Eu ligo o rádio e blá, blá…

///Eu ligo o rádio e blá, blá…

Eu ligo o rádio e blá, blá…

Recentemente, andou circulando pela internet a participação do cantor e compositor Lobão em um programa da rádio Transamérica de São Paulo. A participação dele acabou se tornando um excelente debate acerca do papel dos veículos tradicionais de comunicação, como o rádio e a TV, para a cadeia produtiva da música nos dias de hoje. Muito tem se falado que com o advento da internet, que deu suporte ao surgimento de novas tecnologias, incluindo as rádios digitais e plataformas como YouTube e MySpace, tais veículos teriam perdido a importância que já possuíram no passado.

Lobão defende que o rádio ainda é de grande importância para o desenvolvimento de carreiras artísticas no Brasil e que esse veículo continua sendo, muitas vezes, restrito a artistas que possuem o suporte de agentes do setor que pagam para executar suas músicas. Por mais que a internet tenha gerado benefícios no que tangem a democratização proporcionada pelos veículos digitais de divulgação, o rádio e a TV continuam sendo utilizados para estimular o consumo de um segmento artístico financiado por interesses coorporativos.

O acesso facilitado aos meios de produção e divulgação musical deu oportunidade para aqueles que têm interesse em se inserir no mercado musical, porém, para desenvolver uma carreira profissional no Brasil ainda é necessário ter acesso aos meios tradicionais de comunicação. Com base nisso, Lobão acrescenta que tais veículos atualmente encontram-se interligados, defendendo que:  “… a TV aclama o que o radio divulga que foi farejado na internet. São três estágios, e todos são interligados.”
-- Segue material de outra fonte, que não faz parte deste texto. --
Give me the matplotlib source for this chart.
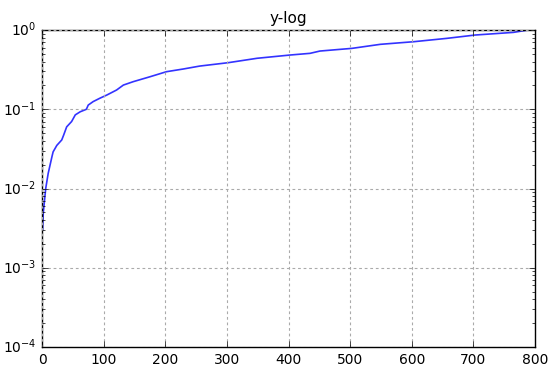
import matplotlib
matplotlib.use("Agg")
import matplotlib.pyplot as plt

# sorted values (index, value)
idx = [1, 2, 6, 10, 16, 18, 24, 32, 35, 40, 48, 54, 62, 72, 75, 83, 94, 105,
       121, 132, 148, 175, 202, 229, 256, 302, 349, 403, 435, 451, 503, 549,
       603, 657, 703, 765, 788]
vals = [0.003, 0.0049, 0.0100, 0.0155, 0.025, 0.029, 0.035, 0.041, 0.047,
        0.060, 0.070, 0.085, 0.093, 0.100, 0.113, 0.125, 0.138, 0.151, 0.175,
        0.202, 0.223, 0.257, 0.298, 0.322, 0.351, 0.387, 0.440, 0.484, 0.508,
        0.543, 0.587, 0.660, 0.712, 0.785, 0.865, 0.934, 0.998]

plt.style.use('classic')
fig = plt.figure(figsize=(5.5, 3.85), dpi=100)
ax = fig.add_axes([0.0764, 0.0987, 0.8963, 0.8233])
ax.plot(idx, vals, color='#3333ff', linewidth=1.2)
ax.set_yscale('log')
ax.set_xlim(0, 800)
ax.set_ylim(1e-4, 1)
ax.set_title('y-log', fontsize=11)
ax.grid(True, color='#aaaaaa', linestyle=(0, (2, 2)), linewidth=0.8)
ax.tick_params(labelsize=10)

fig.savefig('out.png', dpi=100)
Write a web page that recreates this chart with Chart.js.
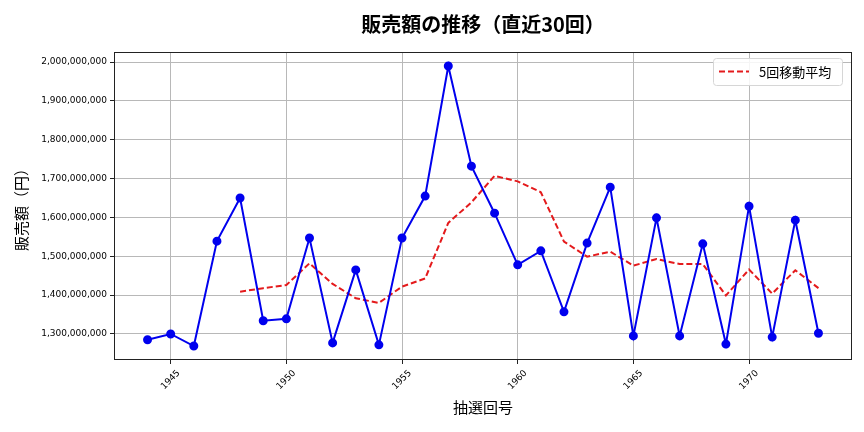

Além disso, ele lamenta o fato de não existir nos dias de hoje uma estação de rádio com o perfil da extinta Rádio Fluminense, que executava novos artistas nos horários de maior audiência e foi responsável por lançar uma geração de grandes talentos da música popular brasileira nos anos 80. Quando se trata do acesso restrito aos tradicionais veículos de comunicação, o discurso de Lobão bate com o abordado por Mauro Dias em seu artigo “Sobre o Jabá”:

“Não há questão moral a ser considerada. O negócio é dinheiro. Um bom compositor, cantor, instrumentista, vai ter de se submeter a determinados imperativos (ditados pelos que pagam a execução), ou fica de fora. Quem não entrar no esquema não aparece. Quem quer entrar no sistema precisa ter muito dinheiro – precisa pagar mais ainda, porque as “vagas” são limitadas. Se entra um, sai outro. (…) Só quem entra no esquema, claro, é a grande indústria, que tem o dinheiro – e que inventou o esquema, afinal. (…) Ou seja, estamos falando de economia, de lobbies, de pressões, não de música. Enquanto isso, o ouvinte vai acostumando o ouvido com as barbaridades criadas nos laboratórios de marketing das companhias de disco e perde a capacidade de comparar. E os criadores… Bem, os criadores, os artistas verdadeiros, que existem, quase ninguém sabe, vão resistindo o quanto podem. Um dia, desistem – os novos Chicos e Caetanos, as novas Elis Reginas e Nanas Caymmis, os novos Jobins e Fátimas Guedes um dia desistirão. Precisam comer, vestir-se, sustentar filhos. A ganância dos executivos está promovendo um massacre da cultura brasileira que talvez não tenha similar na história da humanidade. Estão matando de fome o que temos de mais rico – nossa música. Matando de fome a inteligência e a sensibilidade.”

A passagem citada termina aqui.